Beginnings
Educated in philosophy at the Sorbonne and the IDHEC, in the 1960 after completing his studies, he was second director and assistant to Andrzej Wajda on his films Samson, Miłość Dwudziestolatków (Love at Twenty) and Popioły (The Ashes). Throughout the 1960s Żuławski published film reviews and poems. Son of the writer Mirosław Żuławski and father of the director Xawery Żuławski, his visions are also influenced by his experiences in wartime and communist Poland. His directorial debut were two short films - Pavoncello in 1967 and Pieśń triumfującej miłości (The Song of Triumphant Love) in 1969.
Debut
His first feature length film Trzecia część nocy (The Third Part of the Night)is a story about the cruelty of war. Based on the experiences of his father who ran experiments on Typhoid Fever infections, the film follows a fugitive who witnesses the murder of his family and enters a crazed world of traps, doubles, disease and death. In 1971, the film provoked considerable excitement.
Later films
The Devil, an extraordinary and highly controversial horror film shot in 1972, premiered only in 1988, because the director was arrested by the communist authorities before the premiere. Żuławski uses tricks which originate from Gothic horrors, blood and gangster films, magnifying and deforming them to the effect of a parody. The story is set in 1793 and a mysterious stranger – the devil – takes Jakub on a journey rich in nightmarish events.

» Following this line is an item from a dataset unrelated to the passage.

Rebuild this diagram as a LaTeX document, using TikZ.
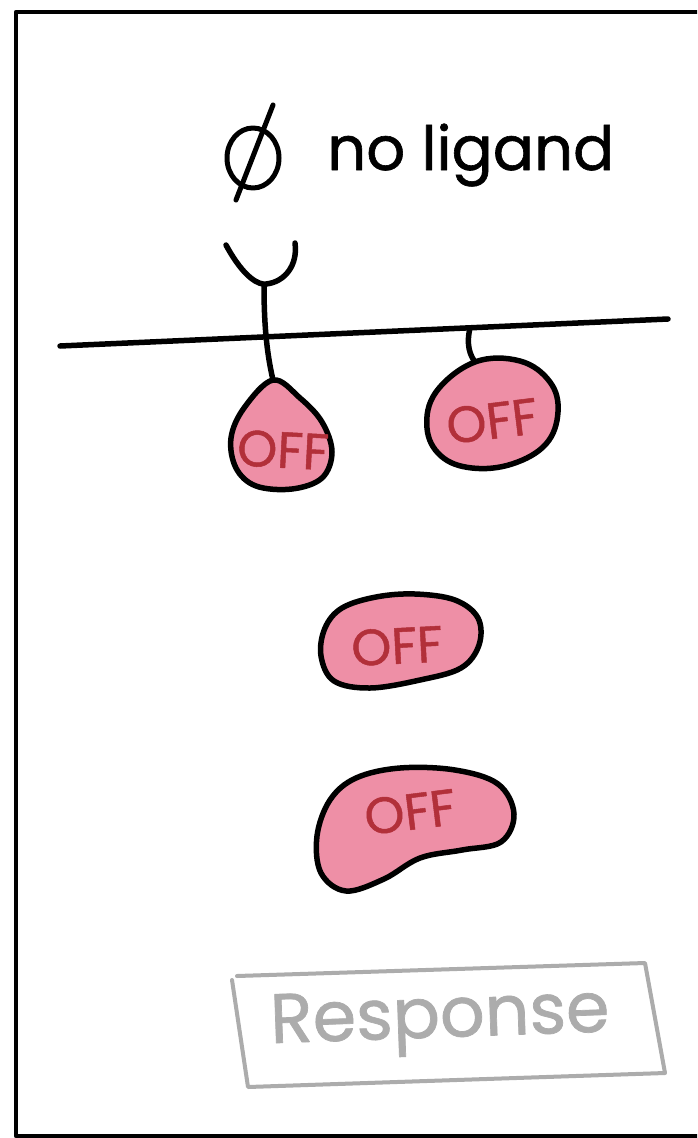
\documentclass[tikz,border=0pt]{standalone}
\usepackage{fontspec}
\newfontfamily\hand[FakeBold=1]{Poppins}
\definecolor{blobpink}{RGB}{238,143,166}
\definecolor{offred}{RGB}{178,48,58}
\definecolor{boxgray}{RGB}{172,172,172}
\begin{document}
\begin{tikzpicture}[x=1pt,y=-1pt,line cap=round,line join=round,
  ink/.style={draw=black,line width=5.5pt},
  blob/.style={ink,fill=blobpink},
  offlabel/.style={text=offred,inner sep=0pt,font=\hand\fontsize{51}{51}\selectfont},
  graytext/.style={text=boxgray,inner sep=0pt,font=\hand\fontsize{70}{70}\selectfont},
  inktext/.style={text=black,inner sep=0pt,font=\hand\fontsize{61}{61}\selectfont}]
\useasboundingbox (0,0) rectangle (697,1138);
\clip (0,0) rectangle (697,1138);
\fill[white] (0,0) rectangle (697,1138);
% panel frame
\draw[line width=4.5pt] (16,12) rectangle (720,1136);

% empty-set sign and label
\draw[ink,line width=5pt] (253,158) ellipse [x radius=26, y radius=30];
\draw[ink,line width=5pt] (236,200) -- (273,105);
\node[inktext,anchor=base west] (lig) at (327,170) {no ligand};

% membrane
\coordinate (memL) at (60,346);
\coordinate (memR) at (668,319);
\draw[ink] (memL) -- (memR);

% receptor with empty binding cup
\draw[ink] (226,245) .. controls (245,280) and (260,285) .. (266,284)
  .. controls (285,282) and (298,265) .. (295,243);
\coordinate (cupbase) at (264,285);
\coordinate (droptop) at (273,380);
\draw[ink] (cupbase) .. controls (264,320) and (266,350) .. (droptop);

% drop-shaped receptor tail
\draw[blob] plot[smooth cycle,tension=0.6] coordinates
  {(273,380) (300,398) (322,422) (332,452) (322,478) (292,489) (256,486)
   (236,468) (231,438) (244,408)};
\node[offlabel,rotate=-3] (off1) at (283,450) {OFF};

% second membrane protein
\coordinate (tether) at (470,328);
\coordinate (blobtop) at (475,362);
\draw[ink] (tether) .. controls (466,345) and (470,355) .. (blobtop);
\draw[blob] plot[smooth cycle,tension=0.65] coordinates
  {(475,362) (520,361) (550,382) (558,412) (546,444) (512,464) (472,468)
   (441,456) (427,428) (436,392)};
\node[offlabel,rotate=7] (off2) at (492,421) {OFF};

% cytosolic relay proteins
\draw[blob] plot[smooth cycle,tension=0.6] coordinates
  {(342,608) (376,597) (415,594) (455,600) (478,618) (479,645) (461,668)
   (420,680) (370,688) (334,681) (321,656) (325,628)};
\node[offlabel,rotate=3] (off3) at (397,646) {OFF};

\draw[blob] plot[smooth cycle,tension=0.6] coordinates
  {(356,778) (400,768) (455,770) (498,784) (514,814) (501,842) (462,850)
   (420,858) (384,879) (346,891) (321,873) (317,836) (330,800)};
\node[offlabel,rotate=7] (off4) at (410,812) {OFF};

% response box
\draw[draw=boxgray,line width=4pt] (237,976) -- (645,963) -- (665,1073)
  -- (248,1087) -- (232,980);
\node[graytext,rotate=2] (resp) at (440,1022) {Response};
\end{tikzpicture}
\end{document}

Shot in France in 1976, L'important c'est d'aimer (The Most Important Thing: Love) is a dark film about the world of wasted talent and losers who can be saved only through love. Also in 1976 he was drawn back to Poland to shoot the first Polish Science Fiction film - On the Silver Globe. A space odyssey based on a book by Żuławski's great-uncle, Jerzy Żuławski, it shows a community of Earthians set up on a non-descript planet developing religious rituals. Its production process was stopped in 1978 and Żuławski did not resume it until 1986, when he edited and added sound to the forty-eight surviving parts of the film.
After losing his right to work in Poland at the end of the 1970s and his marriage to Małgorzata Braunek fell apart, he went to New York with the aim of committing suicide. Andy Warhol talked him out of it and within ten days, in 1981, Żuławski wrote the screenplay for Possession – the film for which he is best known, especially in the US. A portrait of a marriage in painful dissolution, 'Possession is a cry, a long howl from the depths of the soul, which gets relieved - when least expected - as a result of peace and quiet' says cinema expert Max Tessier. As Wall Street Journal's Kristin M. Jones puts it, 'Like movies by David Lynch or Roman Polański, Mr. Żuławski's work addresses love, madness and troubled relationships, but his approach to storytelling and his cosmology of personal, political and biblical allusions are all his own.' His fondness for the use of recurring themes, details and doppelgangers across multiple films as well as sudden intrusions of humor in the most horrific scenes becomes very apparent in Possession.